1. Field of the Invention
The present invention relates to a synchronization circuit. It may be applied in the field of monitors, and more particularly in the field of television receivers.
A synchronization circuit may be used to set the rate at which an electron beam scans a screen. Synchronization signals in this context contain a timing information element used to set the start of a line and the start of a frame. A frame may contain all of the lines needed to form an image on the screen of a monitor.
Horizontal synchronization signals as well as vertical synchronization signals, also called line synchronization signals and frame synchronization signals respectively, are used for the production, by means of a phase-locked loop, of the scanning signals needed for the scanning of the screen by an electron beam.
The invention shall be described in the context of the processing of television signals without thereby in any way limiting the scope of the invention.
2. Discussion of the Related Art
In a television receiver, the synchronization signals are extracted from a video signal and given to a phase-locked loop. FIG. 1 shows a vertical synchronization signal VSYNCI and a horizontal synchronization signal HSYNCI, both extracted from a video signal. The vertical synchronization signal VSYNCI is a half-wave periodic rectangular-pulse signal with a high level 100, referred to as a frame flyback pulse, and a low level 101. During the frame flyback pulse 100 of the vertical synchronization signal VSYNCI, the working of the phase-locked loop, which is connected to the output of the synchronization circuits, is inhibited.
The horizontal synchronization signal HSYNCI is a sequence of line synchronization pulses 102 identically spaced out in time, each pulse corresponding to the synchronization of a line. This signal also has start-of-frame signal pulses 103 and end-of-frame signal pulses 104, respectively called post-equalization and pre-equalization pulses. The end-of-frame signal pulses 104 announce the frame flyback pulse. As for the start-of-frame signal pulses 103, they represent the display standard used.
The number of lines displayed on the screen differs according to the resolution used, as well as the display standards used in different regions of the world. Whereas current images have 525 lines or 625 lines, new standards specify 1024 lines. In addition, the frequency of refreshing the images on the screen, which may be about 25 images per second, also depends on the standard used.
The start-of-frame and end-of-frame signal pulses are positioned between line synchronization pulses. As a result, the frequency of the pulses of the horizontal synchronization signal at the start and at the end of a frame is twice as great as it is during the rest of the frame. The shape of the synchronization signals may then raise a problem.

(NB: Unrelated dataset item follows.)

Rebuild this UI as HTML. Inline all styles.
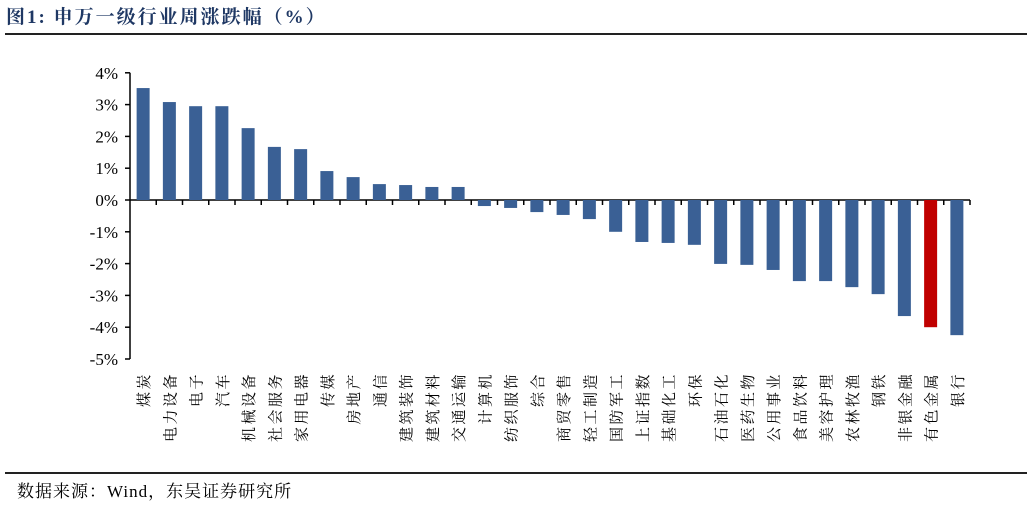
<!DOCTYPE html>
<html><head><meta charset="utf-8"><style>
body{margin:0;background:#fff;width:1032px;height:505px;overflow:hidden}
svg{display:block}
</style></head><body>
<svg width="1032" height="505" xmlns="http://www.w3.org/2000/svg">
<text x="6" y="23" font-family="'Liberation Serif','Noto Serif CJK SC',serif" font-size="19" font-weight="bold" fill="#1f3864" letter-spacing="2">图1:  申万一级行业周涨跌幅（%）</text>
<line x1="5" y1="34" x2="1027" y2="34" stroke="#222" stroke-width="2"/>
<line x1="5" y1="473" x2="1027" y2="473" stroke="#222" stroke-width="2"/>
<text x="17" y="497" font-family="'Liberation Serif','Noto Serif CJK SC',serif" font-size="17" fill="#000" letter-spacing="1">数据来源：Wind，东吴证券研究所</text>
<g id="chart"></g>
</svg>
<script>
(function(){
var vals=[3.52,3.08,2.95,2.95,2.26,1.67,1.6,0.91,0.72,0.5,0.47,0.41,0.41,-0.19,-0.25,-0.38,-0.47,-0.6,-1.0,-1.32,-1.35,-1.41,-2.01,-2.04,-2.2,-2.55,-2.55,-2.74,-2.96,-3.65,-4.0,-4.25];
var names=["煤炭","电力设备","电子","汽车","机械设备","社会服务","家用电器","传媒","房地产","通信","建筑装饰","建筑材料","交通运输","计算机","纺织服饰","综合","商贸零售","轻工制造","国防军工","上证指数","基础化工","环保","石油石化","医药生物","公用事业","食品饮料","美容护理","农林牧渔","钢铁","非银金融","有色金属","银行"];
var ax=130,w=26.25,y0=200,k=31.8,s='';
var ff="font-family=\"'Liberation Serif','Noto Serif CJK SC',serif\"";
for(var i=4;i>=-5;i--){var y=y0-i*k;s+='<line x1="'+(ax-5)+'" y1="'+y+'" x2="'+ax+'" y2="'+y+'" stroke="#000" stroke-width="1.5"/>';s+='<text x="'+(ax-12)+'" y="'+(y+6)+'" text-anchor="end" '+ff+' font-size="17">'+i+'%</text>';}
s+='<line x1="'+ax+'" y1="'+(y0-4*k)+'" x2="'+ax+'" y2="'+(y0+5*k)+'" stroke="#000" stroke-width="1.5"/>';
s+='<line x1="'+ax+'" y1="'+y0+'" x2="'+(ax+32*w)+'" y2="'+y0+'" stroke="#000" stroke-width="1.5"/>';
for(var i=0;i<vals.length;i++){var cx=ax+w*(i+0.5),v=vals[i],h=Math.abs(v)*k,by=v>0?y0-h:y0;
s+='<rect x="'+(cx-6.5)+'" y="'+by+'" width="13" height="'+h+'" fill="'+(i==30?'#c00000':'#3a6095')+'"/>';
s+='<line x1="'+(ax+w*(i+1))+'" y1="'+y0+'" x2="'+(ax+w*(i+1))+'" y2="'+(y0+5)+'" stroke="#000" stroke-width="1.5"/>';
s+='<text transform="translate('+(cx+6)+',372) rotate(-90)" text-anchor="end" '+ff+' font-size="15" letter-spacing="2.5">'+names[i]+'</text>';}
document.getElementById('chart').innerHTML=s;
})();
</script>
</body></html>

The resulting changes of frequency due to the above signals interferes with the functioning of the phase-locked loop, which is connected to the synchronization signals after the synchronization circuit. The phase-locked loop may then go out of its range of operation.
The large number of standards and their varied nature dictate the use of systems that enable the processing of all types of synchronization signals. These systems should be capable of analyzing the synchronization signals whatever the display standard used, and of modifying them so as to improve the working of the phase-locked loops. Furthermore, these systems may include circuits designed to generate synchronization signals.
According to an embodiment of the invention, therefore, there is proposed a circuit capable of carrying out the following functions: receiving horizontal and vertical synchronization signals of any kind, measuring their period or acquiring information elements that represent the shape of these signals and producing a horizontal synchronization signal devoid of end-of-frame signal pulses 104 and a vertical synchronization signal whose frame flyback pulse 100 is extended during the start-of-frame signal pulses 103. This being achieved, the working of the phase-locked loop is suspended during the start-of-frame signalling pulses 103 and it no longer receives the end-of-frame signal pulses 104.
One aim of the invention is to create a synchronization circuit that may be integrated into all types of monitors.